1. Par M. LeChieur, le 15/07/2014 à 18:44

Où l'on comprend pourquoi il y a autant d'asperges (oui, bon, je sais, le comique de répétition, toussa... Mais ça te va tellement bien... :-)) dans les métiers de l'informatique. "Bonjour, je m'appelle Aspie et je suis tombé dans une marmite d'algorithme quand j'étais petit..."
Cela dit, ces fonctionnements ressemblent à ceux de plein de gens non-asperger dans certaines situations données. Certes, pas forcément lorsque l'enjeu réside dans l'achat d'une baguette de pain. Là encore, je suppose que c'est une question d'intensité dans le ressenti.

2. Par xave, le 15/07/2014 à 19:32

C'est l'intensité du côté handicapant en tous cas. J'ai au moins une ex qui a fini par ne plus supporter mon incapacité à prendre des décisions insignifiantes, parce que c'est comme ça que ça finit, quand l'arbre des possibles devient trop complexe : blocage.

Et je n'irais pas te demander à toi comment ça marche dans la tête de "plein de gens".

3. Par ophélie, le 16/07/2014 à 03:23

Ton explication me semble décrire très bien le point de vue cognitif. Ça fonctionne comme ça, je me pose ces questions, je cherche des références. Ce que j'aimerais comprendre, c'est ce que ça te fait vivre émotivement. Si j'ai bien lu, et pas d'une façon biaisée par mes références, ça ressemble beaucoup aux grands timides et aux grands anxieux. Choisir le même circuit, craindre les questions nouvelles, avoir peur de regretter ses décisions, ce qui fait qu'on n'arrive pas à choisir, ainsi que la difficulté extrême de se concentrer sur une seule chose en situation sociale où tous les stimuli sont agressants. Mais j'y mets des émotions de timides et d'anxieux. Comme si le timide, très timide là, quelque chose comme de la phobie sociale, vivait la même chose sans se faire le raisonnement que l'Asperger se fait, plus ou moins consciemment? Comme si le timide était dans l'émotion et l'Asperger dans l'analyse. Tous deux vivants difficilement des situations semblables.

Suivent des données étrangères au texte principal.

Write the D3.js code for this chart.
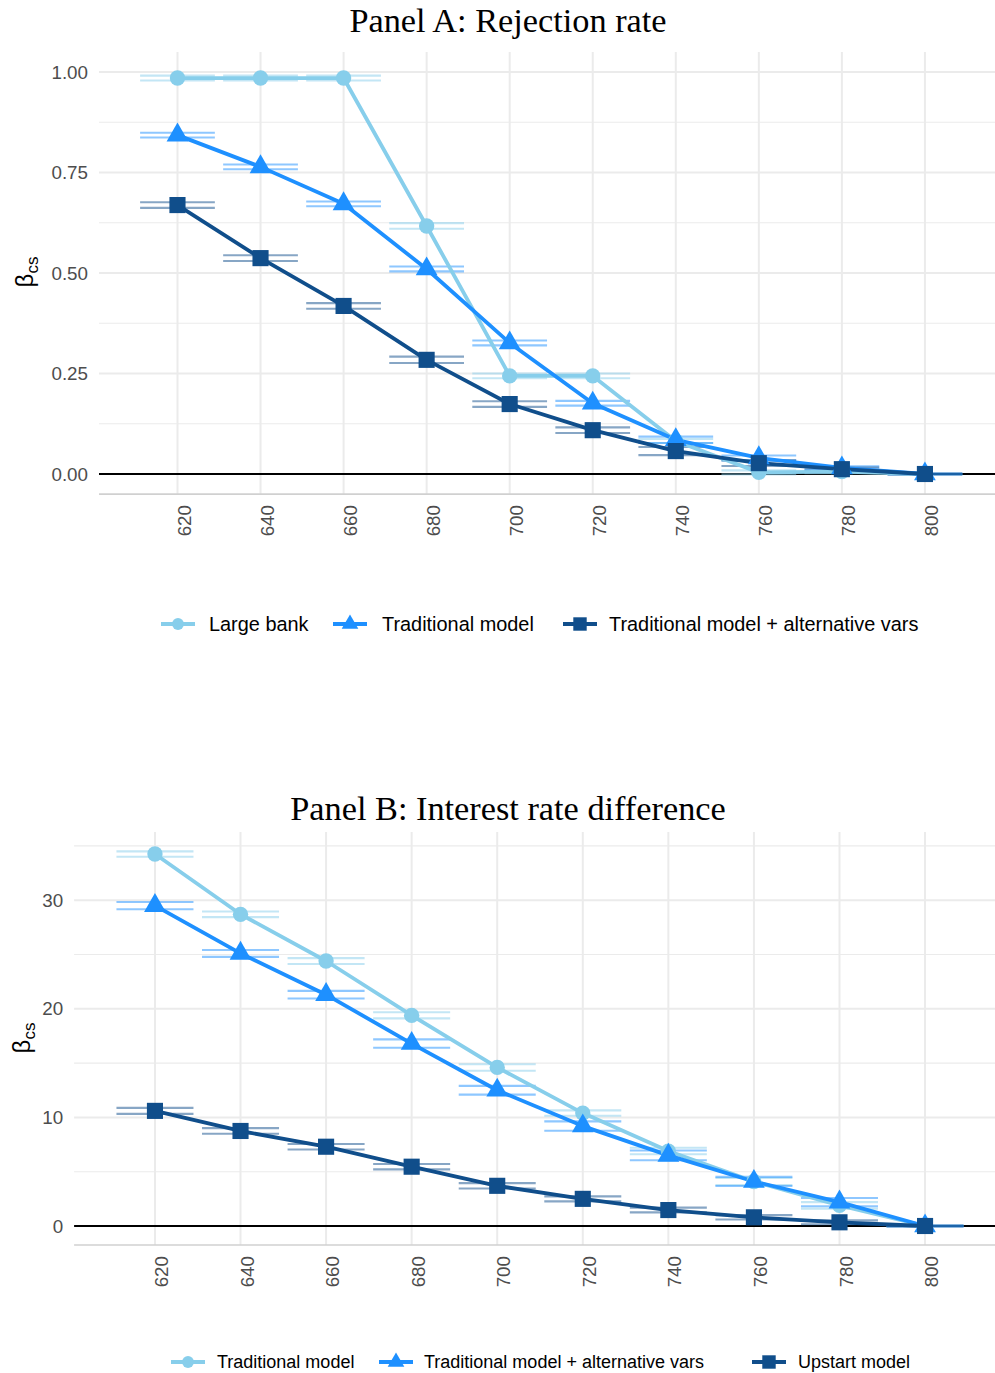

4. Par xave, le 16/07/2014 à 08:56

Disons que le fait que ça tourne en boucle parce que cette analyse permanente a tendance à porter sur tout, y-compris sur l'analyse elle-même, émotivement, ça n'amène à-peu-près rien d'autre que de l'anxiété, en permanence.

Tout ça nous ramène à mon précédent billet : j'ai du mal à savoir la différence entre ce qu'il y a dans ma tête et ce qu'il y a dans celle des autres, puisque je ne sais pas trop ce qu'il y a dans la tête des autres. J'ai juste un papier du docteur qui me dit que c'est différent, mais j'ai moi aussi du mal à cerner en quoi. En intensité et permanence des questionnements et des analyses peut-être ?

Parce que qu'est-ce qui est "normal", qu'est-ce qui ne l'est pas ? J'ai passé des années, lorsque je marchais pour rentrer de l'école, môme, à observer comment mes jambes, mes pieds et mes mouvements s'adaptaient à l'irrégularité du sol, comment mes pieds, mes chevilles s'adaptaient à la pente d'un caniveau ou l'adhérence d'une surface. Des années, une heure par jour, pré-adolescent. Est-ce que c'est quelque-chose que tout le monde fait ? C'est une vraie question, et plutôt que d'essayer d'expliquer comment c'est dans ma tête, je devrais peut-être commencer à poser ces questions.

5. Par Rayan, le 20/07/2014 à 21:40

ça fait bizarre de voir le plus ancien blog francophone !

6. Par mirovinben, le 21/07/2014 à 08:06

Ça fait plusieurs semaines que j'hésite à poser un commentaire sur l'un ou l'autre de tes billets "aspi". Non pas que j'aurais pris peur et pris la fuite mais parce que, côtoyant des familles doloises ayant un enfant atteints de troubles autistiques (mais pas forcément Asperger), je suis très sensible à ce que tu vis, ce que tu ressens, ce que tu décris.

Ton témoignage est passionnant et rejoint dans mon panthéon perso des bio écrites par des "aspi". De Temple Grandin à Josef Schovanec en passant par Daniel Tammet.

Merci.
et pardon pour ma maladresse.

7. Par xave, le 22/07/2014 à 16:50

Ah ben il ne faut pas t'excuser, ça fait vachement plaisir. Je pense que c'est un peu exagéré parce que les gens dont tu parles s'interrogent sur tout ça depuis beaucoup plus longtemps que moi et ont plus de réponses que je n'en ai. Moi, je tâtonne, je me cogne aux murs, j'essaie de comprendre et de circonscrire la chose, mais il y a du boulot.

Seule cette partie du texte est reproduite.